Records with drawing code

:::::

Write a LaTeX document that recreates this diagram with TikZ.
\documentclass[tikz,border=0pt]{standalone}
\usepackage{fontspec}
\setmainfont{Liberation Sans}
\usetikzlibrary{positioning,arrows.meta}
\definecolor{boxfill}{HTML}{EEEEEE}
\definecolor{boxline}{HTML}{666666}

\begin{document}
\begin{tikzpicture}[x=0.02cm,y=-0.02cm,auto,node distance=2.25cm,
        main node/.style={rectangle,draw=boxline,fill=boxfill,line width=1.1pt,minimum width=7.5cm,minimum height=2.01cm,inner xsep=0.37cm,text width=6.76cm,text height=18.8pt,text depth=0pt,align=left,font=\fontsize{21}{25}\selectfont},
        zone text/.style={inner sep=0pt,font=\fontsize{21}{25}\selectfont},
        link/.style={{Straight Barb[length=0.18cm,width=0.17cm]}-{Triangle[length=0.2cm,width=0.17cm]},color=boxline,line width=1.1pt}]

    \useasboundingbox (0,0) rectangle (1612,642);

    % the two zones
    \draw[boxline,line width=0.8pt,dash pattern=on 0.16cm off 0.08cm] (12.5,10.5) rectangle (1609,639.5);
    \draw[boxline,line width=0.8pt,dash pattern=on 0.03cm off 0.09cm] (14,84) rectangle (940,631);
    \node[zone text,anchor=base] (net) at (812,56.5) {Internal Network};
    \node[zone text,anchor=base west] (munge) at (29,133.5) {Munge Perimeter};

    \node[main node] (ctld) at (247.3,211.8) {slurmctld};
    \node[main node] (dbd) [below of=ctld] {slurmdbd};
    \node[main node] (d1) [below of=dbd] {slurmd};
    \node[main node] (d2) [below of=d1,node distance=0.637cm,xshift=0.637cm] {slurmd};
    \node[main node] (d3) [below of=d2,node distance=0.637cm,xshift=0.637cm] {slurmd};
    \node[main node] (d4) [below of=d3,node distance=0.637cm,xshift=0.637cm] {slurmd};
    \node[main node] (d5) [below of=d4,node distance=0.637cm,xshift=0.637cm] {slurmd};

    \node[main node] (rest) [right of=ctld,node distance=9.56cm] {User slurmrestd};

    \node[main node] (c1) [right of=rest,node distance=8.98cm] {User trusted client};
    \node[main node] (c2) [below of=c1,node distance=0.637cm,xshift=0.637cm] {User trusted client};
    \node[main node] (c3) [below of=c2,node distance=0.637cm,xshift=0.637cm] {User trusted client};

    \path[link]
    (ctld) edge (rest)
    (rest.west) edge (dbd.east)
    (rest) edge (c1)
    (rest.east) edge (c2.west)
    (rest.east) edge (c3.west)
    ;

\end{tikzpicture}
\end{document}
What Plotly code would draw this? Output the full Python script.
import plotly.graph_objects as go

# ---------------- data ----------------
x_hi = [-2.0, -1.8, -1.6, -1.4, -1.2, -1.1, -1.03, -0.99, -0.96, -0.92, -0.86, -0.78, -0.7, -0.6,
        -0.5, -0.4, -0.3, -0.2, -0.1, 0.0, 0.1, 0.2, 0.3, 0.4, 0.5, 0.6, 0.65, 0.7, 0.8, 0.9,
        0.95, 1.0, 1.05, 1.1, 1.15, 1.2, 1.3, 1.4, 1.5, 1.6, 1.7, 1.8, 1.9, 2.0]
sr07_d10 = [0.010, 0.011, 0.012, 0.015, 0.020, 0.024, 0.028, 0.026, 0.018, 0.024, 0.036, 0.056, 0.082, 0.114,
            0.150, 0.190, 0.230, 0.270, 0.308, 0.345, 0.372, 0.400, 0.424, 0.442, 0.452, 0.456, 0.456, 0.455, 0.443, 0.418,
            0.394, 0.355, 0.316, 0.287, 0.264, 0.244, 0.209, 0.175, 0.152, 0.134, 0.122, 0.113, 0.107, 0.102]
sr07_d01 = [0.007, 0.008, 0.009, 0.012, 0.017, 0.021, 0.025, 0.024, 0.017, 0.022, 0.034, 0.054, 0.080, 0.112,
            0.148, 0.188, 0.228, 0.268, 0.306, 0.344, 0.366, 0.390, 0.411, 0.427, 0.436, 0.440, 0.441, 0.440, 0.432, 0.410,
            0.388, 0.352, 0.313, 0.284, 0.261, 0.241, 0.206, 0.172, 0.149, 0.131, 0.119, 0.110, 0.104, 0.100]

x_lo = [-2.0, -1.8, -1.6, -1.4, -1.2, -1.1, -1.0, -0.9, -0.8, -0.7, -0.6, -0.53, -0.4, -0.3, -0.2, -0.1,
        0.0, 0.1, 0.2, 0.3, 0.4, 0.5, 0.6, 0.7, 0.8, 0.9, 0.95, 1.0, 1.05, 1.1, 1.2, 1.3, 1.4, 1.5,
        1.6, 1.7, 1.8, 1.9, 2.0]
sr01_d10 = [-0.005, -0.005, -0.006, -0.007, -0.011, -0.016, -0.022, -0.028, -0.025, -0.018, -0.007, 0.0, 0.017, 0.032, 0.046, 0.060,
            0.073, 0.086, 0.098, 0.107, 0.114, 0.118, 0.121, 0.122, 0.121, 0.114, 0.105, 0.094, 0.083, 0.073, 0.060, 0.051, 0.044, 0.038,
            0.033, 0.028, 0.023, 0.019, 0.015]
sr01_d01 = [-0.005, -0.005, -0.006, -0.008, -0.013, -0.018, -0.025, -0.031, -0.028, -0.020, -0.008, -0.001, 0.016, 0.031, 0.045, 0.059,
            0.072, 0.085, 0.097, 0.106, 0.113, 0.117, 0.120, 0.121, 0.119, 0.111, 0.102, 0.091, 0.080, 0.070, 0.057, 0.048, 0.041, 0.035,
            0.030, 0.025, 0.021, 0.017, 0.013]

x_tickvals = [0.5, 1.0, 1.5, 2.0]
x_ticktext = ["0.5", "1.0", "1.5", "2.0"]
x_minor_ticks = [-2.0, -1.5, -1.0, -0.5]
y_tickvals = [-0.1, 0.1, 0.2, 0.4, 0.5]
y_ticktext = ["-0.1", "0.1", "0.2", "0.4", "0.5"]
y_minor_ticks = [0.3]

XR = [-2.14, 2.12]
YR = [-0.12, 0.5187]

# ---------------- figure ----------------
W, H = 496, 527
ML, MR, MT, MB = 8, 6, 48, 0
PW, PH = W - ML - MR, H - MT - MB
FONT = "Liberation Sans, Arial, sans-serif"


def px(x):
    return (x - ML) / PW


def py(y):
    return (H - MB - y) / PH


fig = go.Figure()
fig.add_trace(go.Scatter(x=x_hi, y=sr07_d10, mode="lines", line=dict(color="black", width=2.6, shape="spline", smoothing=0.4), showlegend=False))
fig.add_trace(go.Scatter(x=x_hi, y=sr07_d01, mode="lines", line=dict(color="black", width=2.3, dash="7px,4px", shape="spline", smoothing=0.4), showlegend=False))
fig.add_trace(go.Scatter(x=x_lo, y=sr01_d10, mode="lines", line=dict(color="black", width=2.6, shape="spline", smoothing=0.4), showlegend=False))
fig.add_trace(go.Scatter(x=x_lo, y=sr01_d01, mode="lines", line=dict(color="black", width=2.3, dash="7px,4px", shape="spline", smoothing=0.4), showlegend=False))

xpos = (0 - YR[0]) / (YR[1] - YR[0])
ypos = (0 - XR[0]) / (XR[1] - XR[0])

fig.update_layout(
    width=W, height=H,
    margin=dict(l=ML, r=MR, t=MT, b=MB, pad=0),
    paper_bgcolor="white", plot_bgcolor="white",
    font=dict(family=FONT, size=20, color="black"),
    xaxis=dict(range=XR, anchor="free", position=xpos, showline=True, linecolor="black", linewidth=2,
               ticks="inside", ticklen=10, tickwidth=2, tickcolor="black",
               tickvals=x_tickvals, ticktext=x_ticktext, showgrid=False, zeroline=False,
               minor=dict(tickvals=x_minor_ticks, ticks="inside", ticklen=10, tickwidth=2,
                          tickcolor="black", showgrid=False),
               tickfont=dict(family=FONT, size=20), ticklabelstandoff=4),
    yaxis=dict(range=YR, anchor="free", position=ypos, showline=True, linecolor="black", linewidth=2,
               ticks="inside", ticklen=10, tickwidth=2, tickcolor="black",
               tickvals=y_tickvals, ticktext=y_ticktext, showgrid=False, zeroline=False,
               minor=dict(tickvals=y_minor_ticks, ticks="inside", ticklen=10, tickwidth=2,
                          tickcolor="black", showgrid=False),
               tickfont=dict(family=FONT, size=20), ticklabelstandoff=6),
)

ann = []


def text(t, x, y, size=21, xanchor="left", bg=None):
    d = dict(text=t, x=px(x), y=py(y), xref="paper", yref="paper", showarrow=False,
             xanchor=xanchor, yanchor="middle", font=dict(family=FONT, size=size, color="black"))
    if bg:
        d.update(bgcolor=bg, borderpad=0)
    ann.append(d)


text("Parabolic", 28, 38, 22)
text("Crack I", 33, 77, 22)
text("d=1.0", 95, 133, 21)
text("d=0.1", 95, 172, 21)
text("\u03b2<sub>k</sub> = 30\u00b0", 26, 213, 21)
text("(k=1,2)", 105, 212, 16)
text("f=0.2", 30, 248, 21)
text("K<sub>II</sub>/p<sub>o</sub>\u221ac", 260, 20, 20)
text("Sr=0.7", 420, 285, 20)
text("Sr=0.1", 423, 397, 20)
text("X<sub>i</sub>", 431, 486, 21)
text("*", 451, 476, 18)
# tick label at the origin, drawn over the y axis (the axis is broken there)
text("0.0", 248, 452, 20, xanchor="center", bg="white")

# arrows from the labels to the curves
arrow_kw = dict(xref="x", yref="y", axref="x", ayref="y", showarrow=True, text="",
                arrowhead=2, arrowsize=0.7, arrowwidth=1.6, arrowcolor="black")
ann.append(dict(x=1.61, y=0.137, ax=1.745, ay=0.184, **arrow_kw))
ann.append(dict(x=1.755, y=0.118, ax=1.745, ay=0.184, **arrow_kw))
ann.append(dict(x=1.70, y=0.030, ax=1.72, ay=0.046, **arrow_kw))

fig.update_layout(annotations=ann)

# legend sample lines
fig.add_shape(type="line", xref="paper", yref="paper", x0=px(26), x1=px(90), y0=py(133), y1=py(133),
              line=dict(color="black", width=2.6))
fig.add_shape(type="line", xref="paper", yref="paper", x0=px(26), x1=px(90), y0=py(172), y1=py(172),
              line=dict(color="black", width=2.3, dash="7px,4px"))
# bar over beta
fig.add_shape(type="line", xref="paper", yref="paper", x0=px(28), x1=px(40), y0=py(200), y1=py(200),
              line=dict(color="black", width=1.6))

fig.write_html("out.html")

:::::

- REQUIREMENTS: Search the data above for lines holding "this" and copy each of them.

- WORKED ANSWER:
Write a LaTeX document that recreates this diagram with TikZ.
What Plotly code would draw this? Output the full Python script.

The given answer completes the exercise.